Son dönemlerde ötanazi ile ilgili olarak, yaşamın niteliğine odaklanan bir bakış açısı giderek daha fazla dikkate alınıyor. Bu bakış açısı, yaşam hakkının sadece fiziksel olarak hayatta kalmayı değil, aynı zamanda yaşamın anlamını ve kalitesini de içermesi gerektiğini vurguluyor. Kanser hastası bir bireyi ele alalım, artık tedaviye cevap vermiyorsa geriye sadece ölümü beklemek kalıyor. Peki gerçekten de bu kadar acıdan ve zorluktan dolayı ölümü beklemek tek çare olarak değerlendirilebilir mi? Ötanazi gibi bir imkân varken, birey kendi acısını dindirmek ve rahat bir ölümü kabullenmek çok daha kolay olacaktır.
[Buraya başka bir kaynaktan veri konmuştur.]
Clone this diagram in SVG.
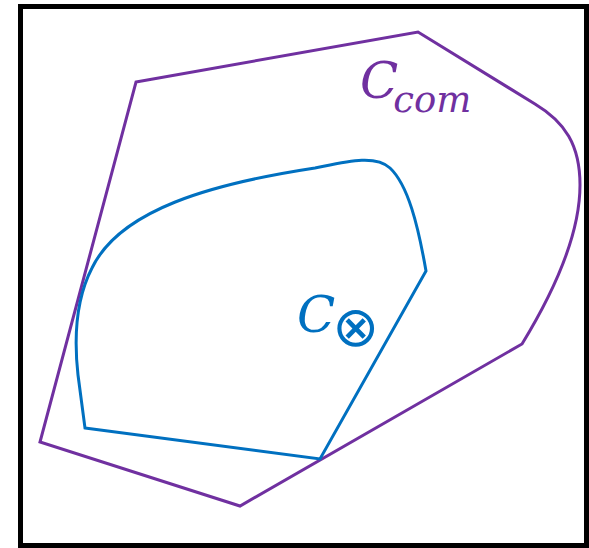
<svg xmlns="http://www.w3.org/2000/svg" width="589" height="548" viewBox="0 0 589 548">
<style>
.frame{fill:#fff;stroke:#000;stroke-width:5}
.region{fill:none;stroke-width:3;stroke-linejoin:miter}
.com{stroke:#7030A0}
.otimes{stroke:#0070C0}
.lbl{font-family:"DejaVu Serif",serif;font-style:italic}
</style>
<rect class="frame" x="20.5" y="6.5" width="566" height="539"/>
<g id="region-com">
<path class="region com" d="M136,82 L418,32 L535,104 C565,122 580,145 580,185 C580,235 555,290 522,344 L240,506 L40,442 Z"/>
<text class="lbl" x="360" y="98" font-size="50" fill="#7030A0">C<tspan font-size="37" dx="-5" dy="14">com</tspan></text>
</g>
<g id="region-otimes">
<path class="region otimes" d="M85,428 L320,459 L426,271 C418,225 408,185 390,168 C375,154 345,162 315,168 C210,184 120,210 92,268 C78,295 73,330 78,375 Z"/>
<text class="lbl" x="297" y="332" font-size="50" fill="#0070C0">C<tspan font-family="DejaVu Sans,sans-serif" font-style="normal" font-size="56" dx="-3" dy="14">⊗</tspan></text>
</g>
</svg>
Ben de bir bireyin yaşamının, yaşamayı hak eden bir nitelikte olması gerektiği düşüncesini savunuyorum. Aslına bakıldığında bu fikir ötanazi tartışmalarının özünü oluşturuyor. Ölüm, yaşam döngüsünün doğal bir parçasıdır ve bu sebeple sadece nefes almakla sınırlı bir yaşam, tam anlamıyla yaşam olarak kabul edilemez. Dolayısıyla ötanazi tartışmaları, bireyin hayatta kalma hakkıyla sınırlı kalmamalı, aynı zamanda yaşamın anlamı ve kalitesiyle de ilişkilendirilmelidir. Her bireyin yaşama hakkına saygı duyduğumuz gibi, ölüm tercihlerine de aynı saygıyı göstermeli ve bu tercihinde bir hak olduğunu savunmalıyız.